It’s still a long way from election day in British Columbia, but one thing is certain after the Oct. 24 vote, there will be at least 15 new faces in the legislature.
The number of people not seeking re-election for the New Democrats, Liberals and Greens leaves the door wide open for political opportunity and party renewal, political experts say.
Among those not seeking re-election in the 87-seat legislature are seven New Democrat cabinet ministers and seven Liberals, two of whom were first elected in the 1990s.
Former Green party leader Andrew Weaver, who left earlier this year to sit as an Independent, won’t be running after serving two terms in the Oak Bay-Gordon Head riding.
Gerald Baier, a Canadian politics expert at the University of B.C., said he considered it strange the number of incumbent New Democrats who decided not to run this fall, especially with the party ahead in the polls.
“Usually, that attracts a lot of people who want to stick around,” he said in an interview. “I was actually surprised by the number of the people who had been in opposition and now that they are in government and they are tired of it that quickly.”
Among the NDP cabinet ministers not running are Judy Darcy, Doug Donaldson, Scott Fraser, Michelle Mungall, Shane Simpson and Claire Trevena.
The portfolios they held included: forests, energy, mental health and addictions, poverty reduction, transportation and Indigenous relations.

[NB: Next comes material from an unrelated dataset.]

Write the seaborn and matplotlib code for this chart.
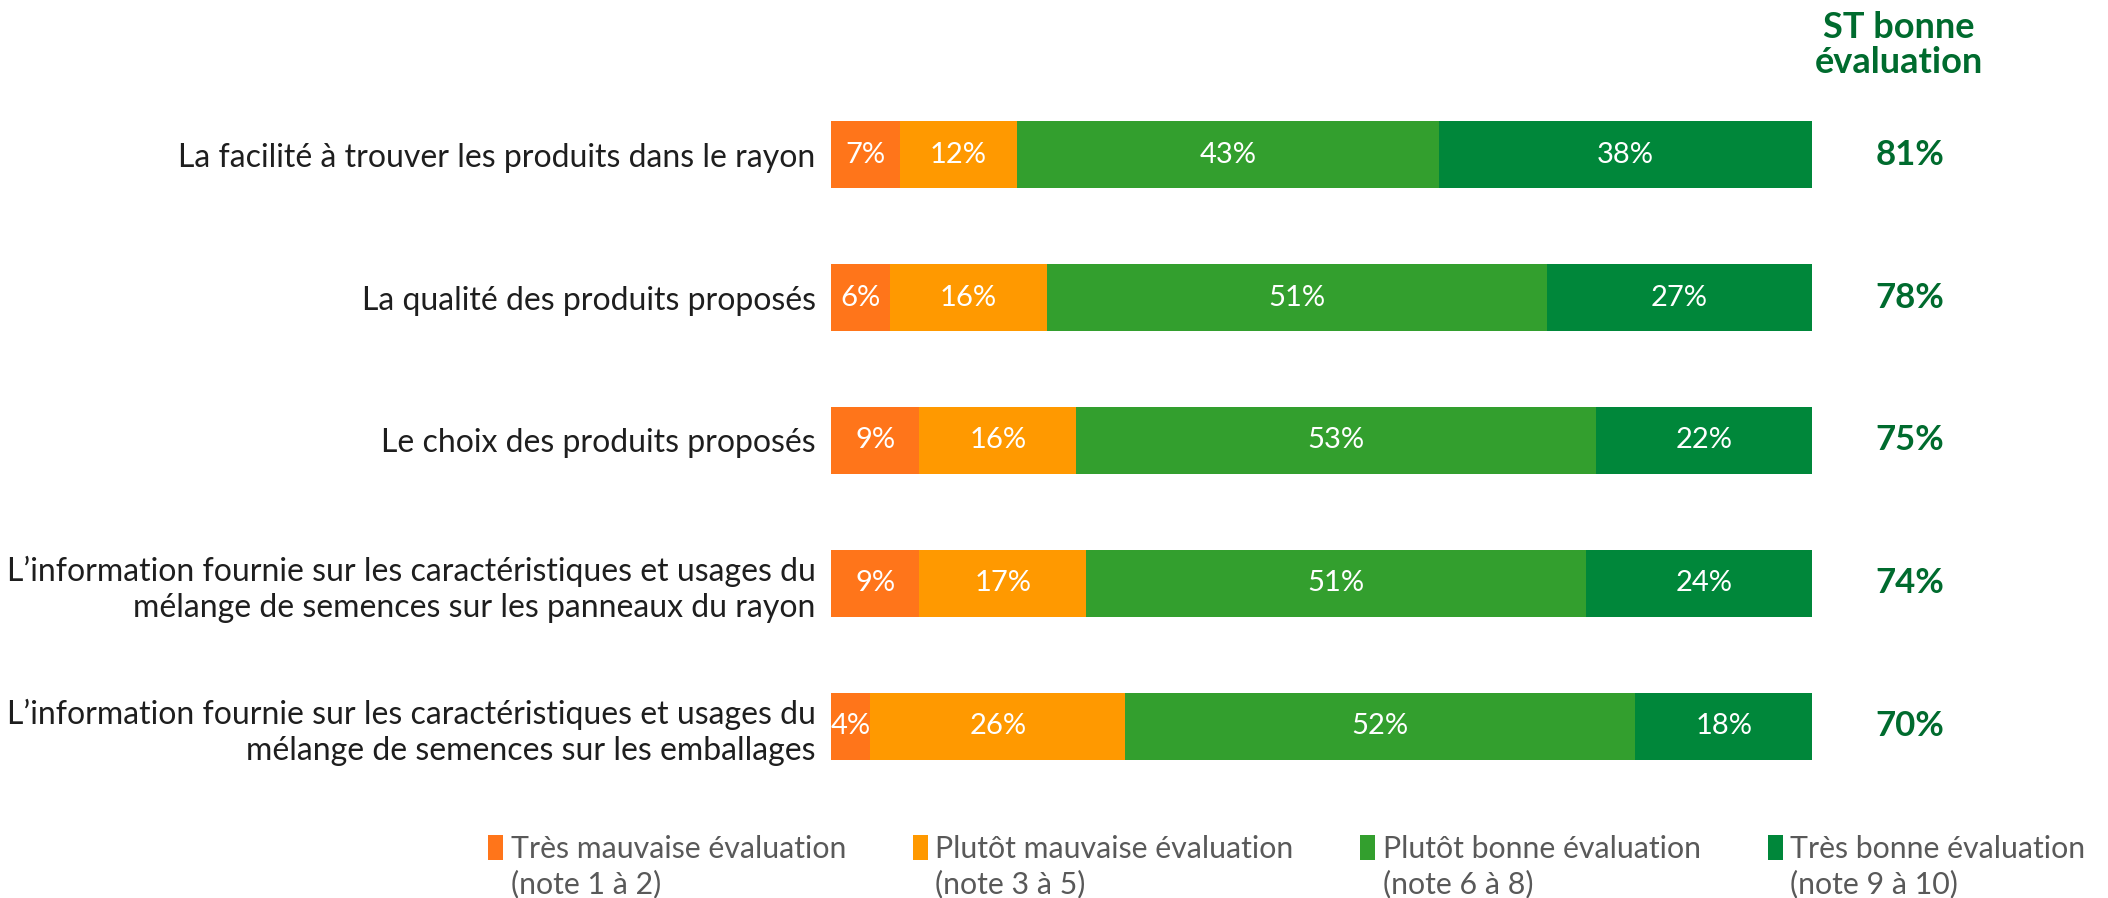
import matplotlib
matplotlib.use("Agg")
import matplotlib.pyplot as plt
import numpy as np
import pandas as pd
import seaborn as sns
from matplotlib.patches import Patch

# Survey items (top to bottom)
categories = [
    "La facilité à trouver les produits dans le rayon",
    "La qualité des produits proposés",
    "Le choix des produits proposés",
    "L’information fournie sur les caractéristiques et usages du\nmélange de semences sur les panneaux du rayon",
    "L’information fournie sur les caractéristiques et usages du\nmélange de semences sur les emballages",
]

# Share of answers per rating band (%)
tres_mauvaise = [7, 6, 9, 9, 4]
plutot_mauvaise = [12, 16, 16, 17, 26]
plutot_bonne = [43, 51, 53, 51, 52]
tres_bonne = [38, 27, 22, 24, 18]

# Sub-total "good rating"
st_bonne = [81, 78, 75, 74, 70]

series_names = [
    "Très mauvaise évaluation",
    "Plutôt mauvaise évaluation",
    "Plutôt bonne évaluation",
    "Très bonne évaluation",
]
series_notes = ["(note 1 à 2)", "(note 3 à 5)", "(note 6 à 8)", "(note 9 à 10)"]
colors = ["#FF751A", "#FF9900", "#339F2E", "#00873A"]
dark_green = "#006B2E"
legend_grey = "#595959"

sns.set_theme(style="white")
plt.rcParams["font.family"] = ["Lato", "DejaVu Sans"]

fig = plt.figure(figsize=(21.08, 8.98), dpi=100)
ax = fig.add_axes([831 / 2108, 1 - 797.5 / 898, 981 / 2108, 714 / 898])

series = [tres_mauvaise, plutot_mauvaise, plutot_bonne, tres_bonne]
cum = np.cumsum(np.array(series), axis=0)

# Stacked bars: draw cumulative totals from the widest down
for k in range(len(series) - 1, -1, -1):
    df = pd.DataFrame({"cat": categories, "val": cum[k]})
    sns.barplot(data=df, x="val", y="cat", order=categories, orient="h",
                color=colors[k], saturation=1, width=0.47, linewidth=0, ax=ax)

# Segment labels
for k in range(len(series)):
    for i, v in enumerate(series[k]):
        left = cum[k][i] - v
        ax.text(left + v / 2, i, f"{v}%", ha="center", va="center",
                color="white", fontsize=21)

# Sub-total column
for i, v in enumerate(st_bonne):
    ax.text(110, i, f"{v}%", ha="center", va="center", color=dark_green,
            fontsize=25, fontweight="bold", clip_on=False)
fig.text(1899 / 2108, 1 - 45 / 898, "ST bonne\névaluation", ha="center",
         va="center", color=dark_green, fontsize=26, fontweight="bold",
         linespacing=1.1)

ax.set_xlim(0, 100)
ax.set_xlabel("")
ax.set_ylabel("")
ax.set_xticks([])
ax.tick_params(axis="y", length=0, pad=11, labelsize=23, labelcolor="#1E1E1E")
for lab in ax.get_yticklabels():
    lab.set_linespacing(1.25)
for s in ax.spines.values():
    s.set_visible(False)

# Legend: first line with colour key, note range on a second line below
handles = [Patch(facecolor=c, edgecolor="none") for c in colors]
leg = fig.legend(handles, series_names, loc="center left",
                 bbox_to_anchor=(488 / 2108, 1 - 849 / 898), ncol=4,
                 frameon=False, fontsize=21.8, handlelength=0.5,
                 handleheight=0.85, handletextpad=0.25, columnspacing=2.2,
                 labelcolor=legend_grey, borderaxespad=0, borderpad=0)

fig.canvas.draw()
renderer = fig.canvas.get_renderer()
inv = fig.transFigure.inverted()
for txt, note in zip(leg.get_texts(), series_notes):
    bb = txt.get_window_extent(renderer)
    x0, _ = inv.transform((bb.x0, bb.y0))
    fig.text(x0, 1 - 884 / 898, note, ha="left", va="center", fontsize=21.8,
             color=legend_grey)

fig.savefig("out.png", dpi=100)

Finance Minister Carole James announced last March she would not be running in the 2020 election for health reasons.
The departure of seven Liberal MLA’s, including veterans Rich Coleman, Linda Reid and Ralph Sultan, gives Liberal Leader Andrew Wilkinson the opportunity to put a new face on his party, said Kimberly Speers, a Canadian politics expert at University of Victoria.

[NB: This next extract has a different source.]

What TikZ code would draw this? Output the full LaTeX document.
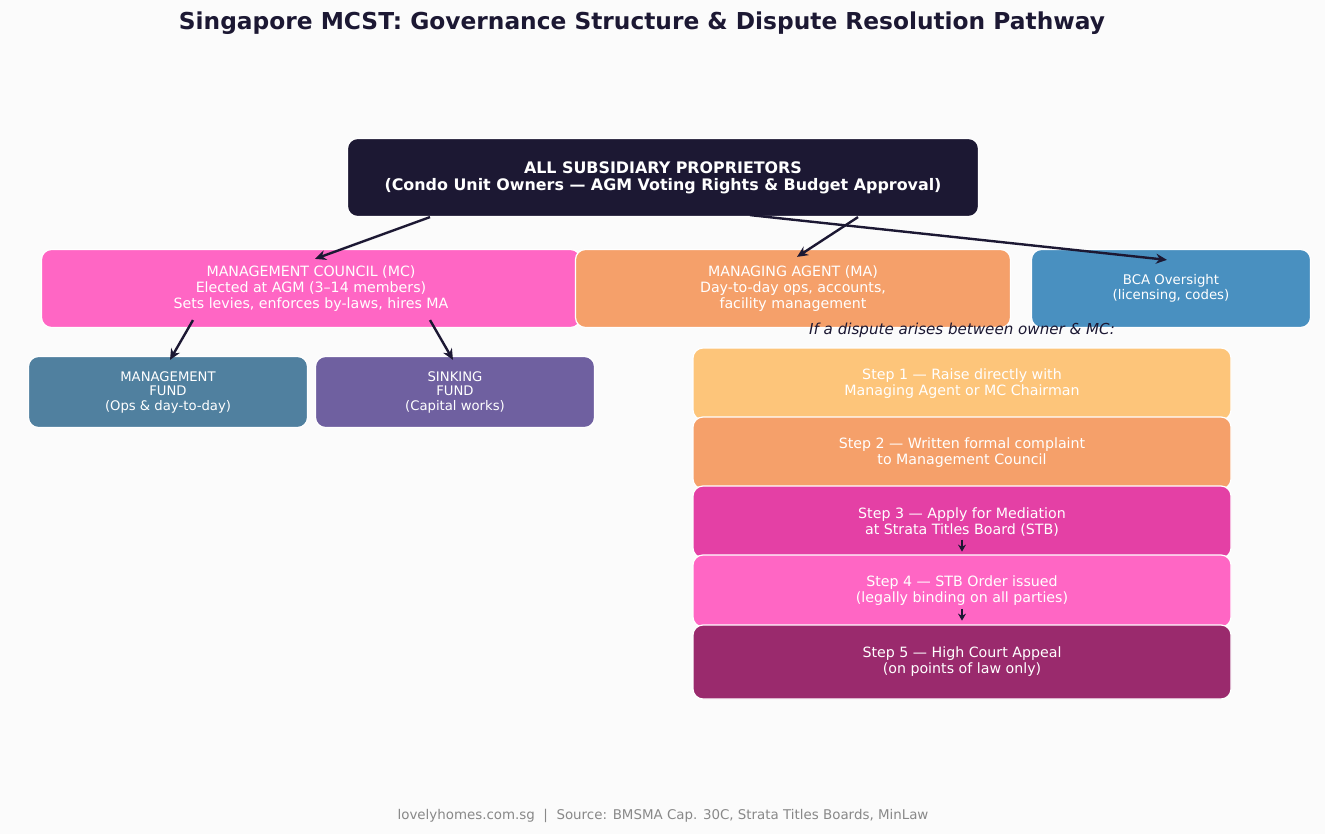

“Certainly, those who have served a political party as an elected member for a long time, sometimes they can also be seen as the old guard,” she said. “If they’ve been affiliated with a previous leader or thinking within a party, sometimes a new leader or new members might think it’s time to get rid of the old guard.”
Prof. Baier said the NDP turnover gives party Leader John Horgan the chance at renewal for his group while offering opportunities for his members.
The current NDP vacancies allow Mr. Horgan, if the NDP is re-elected, to promote from his backbench or reward newly elected members of the legislature, said Prof. Baier, adding members Sheila Malcolmson and Bowinn Ma are possible new ministers.
The candidacy of three former federal New Democrat members of Parliament: Fin Donnelly, Murray Rankin and Nathan Cullen, also provides Mr. Horgan with the possibility of having three experienced politicians who could be potential cabinet ministers, Prof. Baier said.
But the possible arrival of new NDP faces may also force Mr. Horgan to change his political style of leaving ministers on their own to handle their duties as he has done with Ms. James and Health Minister Adrian Dix during the COVID-19 pandemic.
“It might mean he may be a little more hands-on, because certainly the feeling was with James and Dix he could just leave them in those jobs,” Prof. Baier said. “He’s had utter confidence in them because he’s known them since they were puppies.”
With the Liberals, the departures of Donna Barnett, Linda Larson, John Yap, Steve Thomson and Mr. Sultan, Ms. Reid and Mr. Coleman, gives Mr. Wilkinson the chance to renew the party, but he may not have much time, Prof. Baier said.
“The question is, is Wilkinson making the party in his own image? I don’t know,” Prof. Baier said. “I think people still don’t have a good grip on who he is.”
Prof. Speers said the COVID-19 pandemic may have played a part in decisions made by the politicians not to run again.
“I think it’s given everybody a time to reflect and perhaps revamp their priorities in terms of what is really important,” she said.